What you should do: Which lines below fall between the one containing "Write a web" and the one containing "const seriesNames = ['HS"? Repeat them exactly, counting both of those lines, and add nothing else.

Records for this task:
--- BEGIN ---
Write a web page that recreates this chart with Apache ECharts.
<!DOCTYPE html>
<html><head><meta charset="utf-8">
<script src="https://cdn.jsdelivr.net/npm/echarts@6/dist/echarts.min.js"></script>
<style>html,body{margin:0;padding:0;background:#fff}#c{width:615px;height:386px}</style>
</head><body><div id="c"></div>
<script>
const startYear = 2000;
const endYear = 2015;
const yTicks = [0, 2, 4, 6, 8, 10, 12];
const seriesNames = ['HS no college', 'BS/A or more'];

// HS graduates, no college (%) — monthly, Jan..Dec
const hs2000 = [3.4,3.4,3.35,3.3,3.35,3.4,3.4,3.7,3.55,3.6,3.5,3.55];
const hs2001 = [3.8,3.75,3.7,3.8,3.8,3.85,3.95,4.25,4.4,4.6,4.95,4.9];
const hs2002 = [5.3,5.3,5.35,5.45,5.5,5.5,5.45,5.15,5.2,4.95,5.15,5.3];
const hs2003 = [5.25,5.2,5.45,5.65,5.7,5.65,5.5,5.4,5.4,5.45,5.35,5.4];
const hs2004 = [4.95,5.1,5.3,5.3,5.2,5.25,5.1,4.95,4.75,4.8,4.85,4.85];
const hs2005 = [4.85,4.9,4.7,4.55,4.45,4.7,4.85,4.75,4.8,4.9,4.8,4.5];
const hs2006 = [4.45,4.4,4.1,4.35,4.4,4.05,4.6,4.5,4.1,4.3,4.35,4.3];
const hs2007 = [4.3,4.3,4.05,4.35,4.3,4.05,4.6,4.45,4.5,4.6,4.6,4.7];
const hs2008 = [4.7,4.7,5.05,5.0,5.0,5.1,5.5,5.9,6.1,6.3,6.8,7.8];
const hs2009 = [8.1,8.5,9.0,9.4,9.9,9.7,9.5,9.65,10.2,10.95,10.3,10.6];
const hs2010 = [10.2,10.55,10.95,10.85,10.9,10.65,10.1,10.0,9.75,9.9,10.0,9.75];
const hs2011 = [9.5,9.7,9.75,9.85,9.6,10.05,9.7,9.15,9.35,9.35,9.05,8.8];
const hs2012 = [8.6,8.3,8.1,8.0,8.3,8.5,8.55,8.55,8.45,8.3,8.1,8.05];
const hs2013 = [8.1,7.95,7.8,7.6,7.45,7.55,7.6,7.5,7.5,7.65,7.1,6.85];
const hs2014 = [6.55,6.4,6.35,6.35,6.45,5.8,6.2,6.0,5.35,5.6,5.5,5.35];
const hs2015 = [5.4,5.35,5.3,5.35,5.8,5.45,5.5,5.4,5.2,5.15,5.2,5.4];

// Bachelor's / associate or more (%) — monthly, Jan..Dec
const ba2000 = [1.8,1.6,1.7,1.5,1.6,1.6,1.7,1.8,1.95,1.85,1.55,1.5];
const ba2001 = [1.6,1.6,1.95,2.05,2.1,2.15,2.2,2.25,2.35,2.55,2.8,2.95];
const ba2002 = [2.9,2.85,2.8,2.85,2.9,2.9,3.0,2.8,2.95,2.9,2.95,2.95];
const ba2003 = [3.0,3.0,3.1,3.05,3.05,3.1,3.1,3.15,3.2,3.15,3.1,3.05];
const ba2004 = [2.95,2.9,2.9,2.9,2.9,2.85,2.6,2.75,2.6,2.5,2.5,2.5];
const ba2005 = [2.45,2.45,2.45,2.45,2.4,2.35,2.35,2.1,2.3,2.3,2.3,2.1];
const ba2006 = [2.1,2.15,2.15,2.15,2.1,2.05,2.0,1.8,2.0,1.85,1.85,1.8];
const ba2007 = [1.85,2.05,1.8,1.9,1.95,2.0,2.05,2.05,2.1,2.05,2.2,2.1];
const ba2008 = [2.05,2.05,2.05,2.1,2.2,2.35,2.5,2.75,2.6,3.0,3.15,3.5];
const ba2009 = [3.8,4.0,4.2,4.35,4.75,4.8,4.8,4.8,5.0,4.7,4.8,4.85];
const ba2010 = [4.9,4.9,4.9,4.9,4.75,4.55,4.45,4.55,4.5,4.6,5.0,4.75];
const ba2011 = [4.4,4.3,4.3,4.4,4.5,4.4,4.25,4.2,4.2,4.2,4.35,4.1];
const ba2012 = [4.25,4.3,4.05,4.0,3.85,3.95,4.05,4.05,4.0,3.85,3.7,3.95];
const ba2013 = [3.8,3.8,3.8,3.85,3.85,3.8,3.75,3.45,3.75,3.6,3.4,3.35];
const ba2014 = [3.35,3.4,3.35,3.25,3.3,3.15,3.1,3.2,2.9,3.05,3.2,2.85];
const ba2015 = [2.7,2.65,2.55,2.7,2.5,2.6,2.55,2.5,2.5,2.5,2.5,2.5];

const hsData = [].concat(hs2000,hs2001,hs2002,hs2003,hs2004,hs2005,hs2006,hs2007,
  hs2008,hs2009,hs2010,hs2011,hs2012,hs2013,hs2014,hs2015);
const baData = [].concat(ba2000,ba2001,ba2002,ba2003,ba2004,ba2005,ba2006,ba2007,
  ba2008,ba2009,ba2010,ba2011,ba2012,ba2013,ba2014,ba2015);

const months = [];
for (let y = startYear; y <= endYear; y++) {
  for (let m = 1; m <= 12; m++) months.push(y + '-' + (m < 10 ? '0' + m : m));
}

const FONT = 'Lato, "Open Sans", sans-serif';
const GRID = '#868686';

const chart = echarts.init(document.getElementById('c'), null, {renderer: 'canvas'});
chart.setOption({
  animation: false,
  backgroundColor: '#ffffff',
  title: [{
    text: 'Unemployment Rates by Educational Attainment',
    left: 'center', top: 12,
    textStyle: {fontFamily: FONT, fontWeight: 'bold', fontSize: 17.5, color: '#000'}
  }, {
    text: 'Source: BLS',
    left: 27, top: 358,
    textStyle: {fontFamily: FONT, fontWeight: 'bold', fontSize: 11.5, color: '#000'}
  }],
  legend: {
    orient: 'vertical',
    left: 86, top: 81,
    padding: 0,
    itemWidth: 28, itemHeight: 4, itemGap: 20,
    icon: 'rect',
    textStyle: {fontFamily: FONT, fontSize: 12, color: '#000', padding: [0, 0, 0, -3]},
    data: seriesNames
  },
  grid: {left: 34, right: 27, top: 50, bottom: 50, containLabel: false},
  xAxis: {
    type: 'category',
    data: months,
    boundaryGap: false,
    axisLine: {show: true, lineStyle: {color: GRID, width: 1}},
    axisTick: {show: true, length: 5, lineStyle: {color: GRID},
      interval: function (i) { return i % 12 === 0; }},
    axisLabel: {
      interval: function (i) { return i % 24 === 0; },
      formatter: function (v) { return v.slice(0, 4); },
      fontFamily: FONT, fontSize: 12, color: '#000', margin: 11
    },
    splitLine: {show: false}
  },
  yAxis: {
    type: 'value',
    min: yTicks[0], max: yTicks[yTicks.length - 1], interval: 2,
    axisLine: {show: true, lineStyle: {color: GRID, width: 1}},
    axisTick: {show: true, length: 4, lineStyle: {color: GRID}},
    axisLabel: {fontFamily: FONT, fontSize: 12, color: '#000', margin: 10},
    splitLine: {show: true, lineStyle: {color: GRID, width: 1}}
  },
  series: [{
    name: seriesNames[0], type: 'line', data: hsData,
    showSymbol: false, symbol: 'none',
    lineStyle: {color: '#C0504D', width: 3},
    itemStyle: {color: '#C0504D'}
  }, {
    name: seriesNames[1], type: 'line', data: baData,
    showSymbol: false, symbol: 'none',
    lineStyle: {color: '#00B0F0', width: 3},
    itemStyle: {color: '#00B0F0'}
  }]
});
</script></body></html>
--- END ---
--- BEGIN ---
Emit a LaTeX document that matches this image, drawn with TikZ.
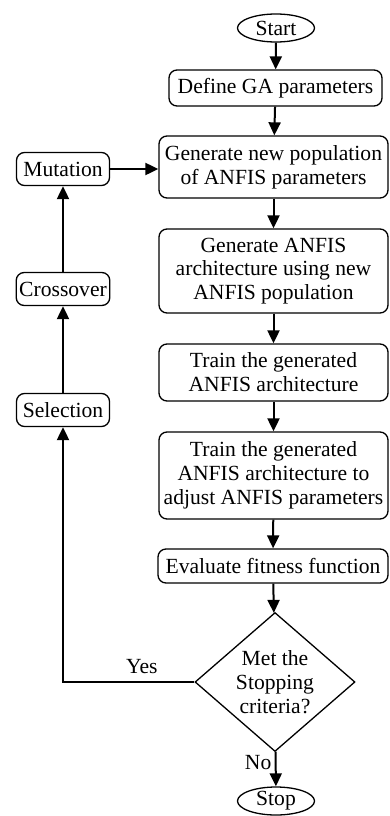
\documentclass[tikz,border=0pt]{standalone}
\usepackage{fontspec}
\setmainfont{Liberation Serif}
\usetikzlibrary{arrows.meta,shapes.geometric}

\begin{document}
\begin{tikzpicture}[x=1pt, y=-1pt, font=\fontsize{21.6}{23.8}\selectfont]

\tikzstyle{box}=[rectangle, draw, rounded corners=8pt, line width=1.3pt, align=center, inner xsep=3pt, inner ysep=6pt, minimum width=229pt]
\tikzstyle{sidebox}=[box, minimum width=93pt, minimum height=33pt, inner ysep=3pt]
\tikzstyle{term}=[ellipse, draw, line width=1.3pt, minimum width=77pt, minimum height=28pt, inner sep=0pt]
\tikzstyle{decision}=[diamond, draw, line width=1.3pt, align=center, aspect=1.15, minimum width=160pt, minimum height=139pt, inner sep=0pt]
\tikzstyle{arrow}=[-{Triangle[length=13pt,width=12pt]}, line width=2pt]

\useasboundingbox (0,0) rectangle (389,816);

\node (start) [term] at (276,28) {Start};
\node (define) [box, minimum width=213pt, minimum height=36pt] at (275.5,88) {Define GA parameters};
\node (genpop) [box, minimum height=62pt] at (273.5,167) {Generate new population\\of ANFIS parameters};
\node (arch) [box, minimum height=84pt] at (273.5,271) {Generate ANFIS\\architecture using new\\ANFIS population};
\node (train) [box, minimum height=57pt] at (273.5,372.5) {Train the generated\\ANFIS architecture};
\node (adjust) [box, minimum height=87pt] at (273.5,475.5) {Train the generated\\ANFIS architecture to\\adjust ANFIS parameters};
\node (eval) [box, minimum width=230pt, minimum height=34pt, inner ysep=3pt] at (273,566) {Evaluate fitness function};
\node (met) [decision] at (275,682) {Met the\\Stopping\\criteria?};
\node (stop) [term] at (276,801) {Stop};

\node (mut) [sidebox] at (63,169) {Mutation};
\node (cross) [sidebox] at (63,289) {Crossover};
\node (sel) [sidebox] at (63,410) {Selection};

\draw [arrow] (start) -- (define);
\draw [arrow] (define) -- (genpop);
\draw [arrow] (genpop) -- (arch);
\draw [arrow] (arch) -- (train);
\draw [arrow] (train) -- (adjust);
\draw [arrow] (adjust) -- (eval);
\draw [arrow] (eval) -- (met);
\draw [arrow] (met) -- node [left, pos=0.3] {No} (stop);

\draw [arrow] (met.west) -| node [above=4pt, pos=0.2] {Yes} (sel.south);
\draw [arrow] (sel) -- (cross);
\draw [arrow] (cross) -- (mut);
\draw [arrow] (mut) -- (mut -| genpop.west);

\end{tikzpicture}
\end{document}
--- END ---
--- BEGIN ---
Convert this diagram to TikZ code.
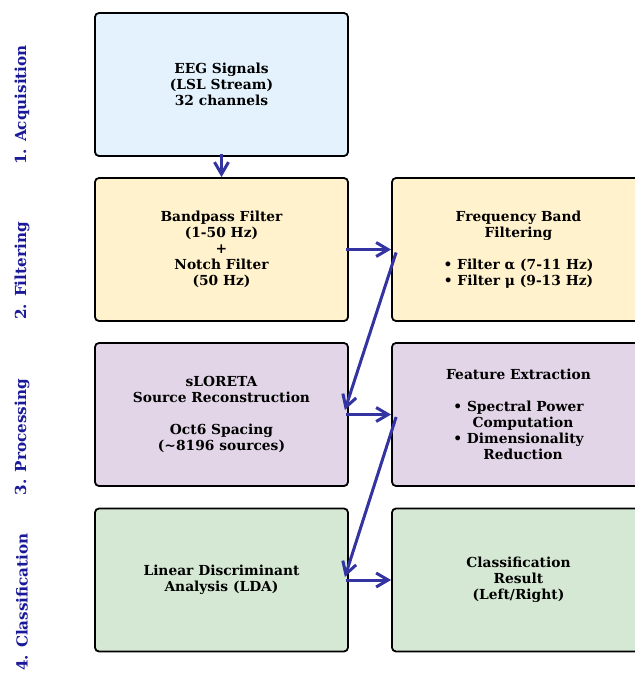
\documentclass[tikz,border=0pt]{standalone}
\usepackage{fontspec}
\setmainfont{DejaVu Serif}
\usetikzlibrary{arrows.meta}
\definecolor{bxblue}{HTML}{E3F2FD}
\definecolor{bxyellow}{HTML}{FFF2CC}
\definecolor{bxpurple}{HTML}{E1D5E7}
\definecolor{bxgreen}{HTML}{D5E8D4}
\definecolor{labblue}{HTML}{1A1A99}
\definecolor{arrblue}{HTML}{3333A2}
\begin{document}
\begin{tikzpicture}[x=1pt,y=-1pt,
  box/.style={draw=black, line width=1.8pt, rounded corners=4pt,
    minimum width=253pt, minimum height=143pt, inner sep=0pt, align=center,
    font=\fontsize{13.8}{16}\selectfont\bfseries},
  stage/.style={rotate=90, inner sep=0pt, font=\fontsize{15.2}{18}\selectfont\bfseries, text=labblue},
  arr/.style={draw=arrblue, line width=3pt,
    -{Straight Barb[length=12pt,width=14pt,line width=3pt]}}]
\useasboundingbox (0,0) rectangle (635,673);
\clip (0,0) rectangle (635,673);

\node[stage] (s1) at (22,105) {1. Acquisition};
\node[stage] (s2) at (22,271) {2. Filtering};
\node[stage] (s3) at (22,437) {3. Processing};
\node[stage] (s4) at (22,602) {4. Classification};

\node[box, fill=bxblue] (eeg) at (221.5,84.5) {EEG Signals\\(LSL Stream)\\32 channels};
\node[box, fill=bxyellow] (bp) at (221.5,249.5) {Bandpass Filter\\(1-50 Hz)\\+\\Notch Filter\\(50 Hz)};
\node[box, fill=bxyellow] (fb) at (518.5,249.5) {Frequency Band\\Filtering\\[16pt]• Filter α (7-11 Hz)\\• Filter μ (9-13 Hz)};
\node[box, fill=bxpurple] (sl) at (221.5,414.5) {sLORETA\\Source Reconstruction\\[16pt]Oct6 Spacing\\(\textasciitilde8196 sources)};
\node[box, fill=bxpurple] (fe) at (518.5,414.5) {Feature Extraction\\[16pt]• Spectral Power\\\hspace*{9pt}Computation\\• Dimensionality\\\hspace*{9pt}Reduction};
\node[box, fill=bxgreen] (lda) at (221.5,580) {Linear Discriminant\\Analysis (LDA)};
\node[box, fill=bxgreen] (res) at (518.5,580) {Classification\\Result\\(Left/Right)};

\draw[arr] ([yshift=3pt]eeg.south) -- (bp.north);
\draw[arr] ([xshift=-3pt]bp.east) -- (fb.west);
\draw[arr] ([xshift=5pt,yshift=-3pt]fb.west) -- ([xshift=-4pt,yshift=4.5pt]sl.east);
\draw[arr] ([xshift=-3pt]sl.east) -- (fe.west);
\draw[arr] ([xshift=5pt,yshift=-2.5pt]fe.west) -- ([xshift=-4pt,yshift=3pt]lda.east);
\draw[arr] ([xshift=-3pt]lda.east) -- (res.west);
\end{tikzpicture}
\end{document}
--- END ---
Answer to this exercise:
Write a web page that recreates this chart with Apache ECharts.
<!DOCTYPE html>
<html><head><meta charset="utf-8">
<script src="https://cdn.jsdelivr.net/npm/echarts@6/dist/echarts.min.js"></script>
<style>html,body{margin:0;padding:0;background:#fff}#c{width:615px;height:386px}</style>
</head><body><div id="c"></div>
<script>
const startYear = 2000;
const endYear = 2015;
const yTicks = [0, 2, 4, 6, 8, 10, 12];
const seriesNames = ['HS no college', 'BS/A or more'];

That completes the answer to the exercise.